Der Rückzahlungsanspruch ergibt sich aber in diesem Fall aus den Vorschriften der ungerechtfertigten Bereicherung. Denn die Überweisung des Klägers auf das Konto des Beklagten stellt eine Leistung an den Beklagten im Sinne des von § 812 Abs. 1 Satz 1, 1. Alternative BGB dar. Leistung ist jede bewußte und gewollte Vermehrung fremden Vermögens. Der Kläger wollte dem Beklagten durch die Überweisung einen geldwerten Vorteil zukommen lassen. Die Person des Leistungsempfängers bestimmt sich nach dem Empfängerhorizont bei objektiver Würdigung der für diesen maßgeblichen Umständes des Falles. Ferner kann es keinem Zweifel unterliegen, dass zwischen dem Kläger und dem Beklagten eine Leistungsbeziehung bestanden hat.
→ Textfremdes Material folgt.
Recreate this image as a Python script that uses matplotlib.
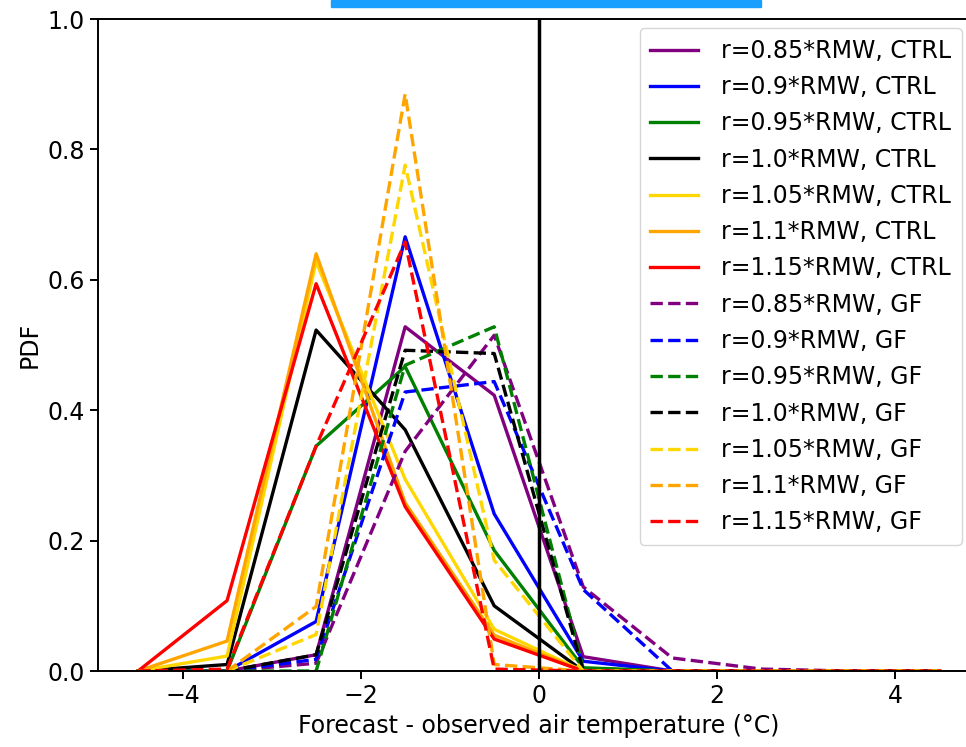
import numpy as np
import matplotlib
matplotlib.use("Agg")
import matplotlib.pyplot as plt
from matplotlib.patches import Rectangle

# bin centres (degC)
bins = [-4.5, -3.5, -2.5, -1.5, -0.5, 0.5, 1.5, 2.5, 3.5, 4.5]

radii = ["0.85", "0.9", "0.95", "1.0", "1.05", "1.1", "1.15"]
colors = ["purple", "blue", "green", "black", "gold", "orange", "red"]

# CTRL pdfs
ctrl_085 = [0.0, 0.0, 0.025, 0.528, 0.423, 0.022, 0.0, 0.0, 0.0, 0.0]
ctrl_090 = [0.0, 0.0, 0.076, 0.666, 0.241, 0.015, 0.0, 0.0, 0.0, 0.0]
ctrl_095 = [0.0, 0.0, 0.345, 0.467, 0.185, 0.005, 0.0, 0.0, 0.0, 0.0]
ctrl_100 = [0.0, 0.010, 0.523, 0.370, 0.100, 0.0, 0.0, 0.0, 0.0, 0.0]
ctrl_105 = [0.0, 0.023, 0.628, 0.294, 0.064, 0.0, 0.0, 0.0, 0.0, 0.0]
ctrl_110 = [0.0, 0.046, 0.640, 0.258, 0.055, 0.0, 0.0, 0.0, 0.0, 0.0]
ctrl_115 = [0.0, 0.108, 0.594, 0.252, 0.049, 0.0, 0.0, 0.0, 0.0, 0.0]

# GF pdfs
gf_085 = [0.0, 0.0, 0.012, 0.337, 0.515, 0.129, 0.020, 0.003, 0.0, 0.0]
gf_090 = [0.0, 0.0, 0.018, 0.428, 0.444, 0.125, 0.0, 0.0, 0.0, 0.0]
gf_095 = [0.0, 0.0, 0.0, 0.469, 0.528, 0.004, 0.0, 0.0, 0.0, 0.0]
gf_100 = [0.0, 0.0, 0.025, 0.492, 0.487, 0.0, 0.0, 0.0, 0.0, 0.0]
gf_105 = [0.0, 0.0, 0.056, 0.776, 0.170, 0.0, 0.0, 0.0, 0.0, 0.0]
gf_110 = [0.0, 0.0, 0.099, 0.885, 0.010, 0.0, 0.0, 0.0, 0.0, 0.0]
gf_115 = [0.0, 0.003, 0.345, 0.658, 0.003, 0.0, 0.0, 0.0, 0.0, 0.0]

ctrl = [ctrl_085, ctrl_090, ctrl_095, ctrl_100, ctrl_105, ctrl_110, ctrl_115]
gf = [gf_085, gf_090, gf_095, gf_100, gf_105, gf_110, gf_115]

plt.rcParams['font.family'] = ['DejaVu Sans']
fs = 17

fig = plt.figure(figsize=(9.66, 7.47), dpi=100)
ax = fig.add_axes([0.1014, 0.1017, 0.9126, 0.8728])

for r, c, y in zip(radii, colors, ctrl):
    ax.plot(bins, y, color=c, lw=2.4, label="r=%s*RMW, CTRL" % r)
for r, c, y in zip(radii, colors, gf):
    ax.plot(bins, y, color=c, lw=2.4, ls="--", label="r=%s*RMW, GF" % r)

ax.axvline(0, color="black", lw=2.5)

ax.set_xlim(-4.95, 4.95)
ax.set_ylim(0, 1.0)
ax.set_xticks([-4, -2, 0, 2, 4])
ax.set_yticks([0.0, 0.2, 0.4, 0.6, 0.8, 1.0])
ax.tick_params(labelsize=fs, width=1.4, length=6)
for s in ax.spines.values():
    s.set_linewidth(1.4)
ax.set_xlabel("Forecast - observed air temperature (°C)", fontsize=fs)
ax.set_ylabel("PDF", fontsize=fs)

ax.legend(loc="upper right", bbox_to_anchor=(0.980, 0.986), fontsize=fs,
          labelspacing=0.52, borderaxespad=0.0, borderpad=0.45,
          handletextpad=1.0, handlelength=2.0)

# blue bar cut at the top of the figure
fig.patches.append(Rectangle((331, 740), 430, 7, transform=None,
                             color="#1a9fff", zorder=5))

fig.savefig("out.png", dpi=100)
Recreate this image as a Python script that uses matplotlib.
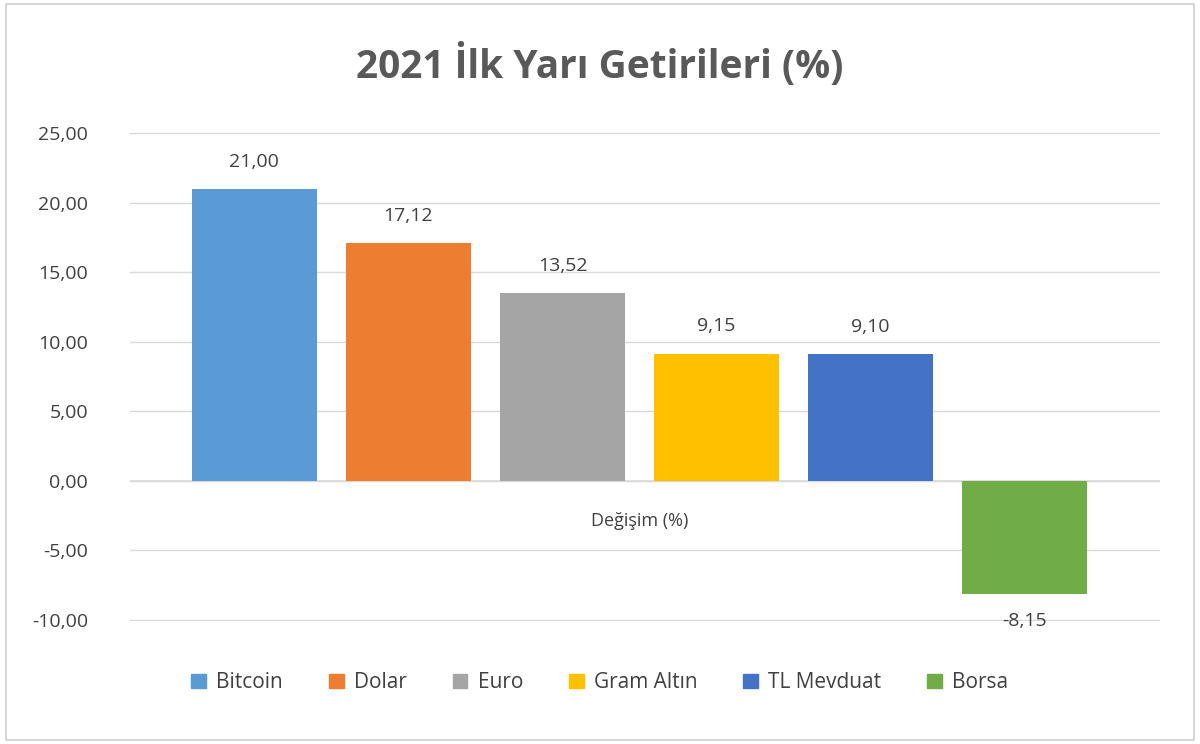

Bei der Beurteilung der tatsächlichen Leistungsbeziehungen ist nich auf ggfls. durch Irrtümer getrübte tatsächliche Sichtweise des Beklagten bei Empfang der Leistung abzustellen, sondern auf dessen Beurteilung bei objektiver Würdigung der tatsächlichen Umstände. Dann hätte der Beklagte - wenn man dessen Sachvortrag als wahr unterstellt - erkennen müssen, dass der Dritte den Leistenden, über die Person des Empfängers getäuscht hat und diese Personen tatsächlich nicht an einen ihnen unbekannten Dritten, sondern an den Beklagten als anscheinenden Vertragspartner leisten wollten. In diesem Fall stellt sich auch aus Sicht des Beklagten die Zahlung als Leistung an ihn dar.

Der Bereicherungsanspruch ist auch nicht durch eine Entreicherung der Beklagten gemäß § 818 Abs. 3 BGB erloschen. Denn der gezahlte Betrag befindet sich weiterhin in seinem Vermögen. Die Tatsache, dass die Bank dem Beklagten gegenüber die Herausgabe des Geldes verweigert, führt nicht zu einer Entreicherung des Beklagten. Dies ist jedenfalls nicht substantiiert vorgetragen worden. Denn wenn die Verweigerung der Auszahlung darauf beruhen sollte, dass die Bank die Forderung mit anderen Verbindlichkeiten des Beklagten verrechnen will, wäre der Beklagte in jedem Fall um die dann erloschenen Verbindlichkeiten "bereichert". Sein Vermögenssaldo aus Aktiva und Passiva wäre letztlich durch die Überweisung angewachsen. Aber auch wenn die Bank die Auszahlung aus anderen Gründen verweigert, wäre im Verhältnis zu dem Kläger keine Entreicherung des Beklagten anzunehmen.

III. Die Zinsforderung beruht auf den §§ 284, 288 BGB. Der Kläger hat mit der Klage Verzugszinsen geltend gemacht. In Verzug hat sich der Beklagte aber frühestens seit dem 27.06.2000 befunden. Denn bis zum 26.06.2000 hatte der Kläger ihn eine Frist zur Rückzahlung gesetzt. Eine frühere Mahnung der Zahlungsverpflichtung hat der Kläger nicht vorgetragen.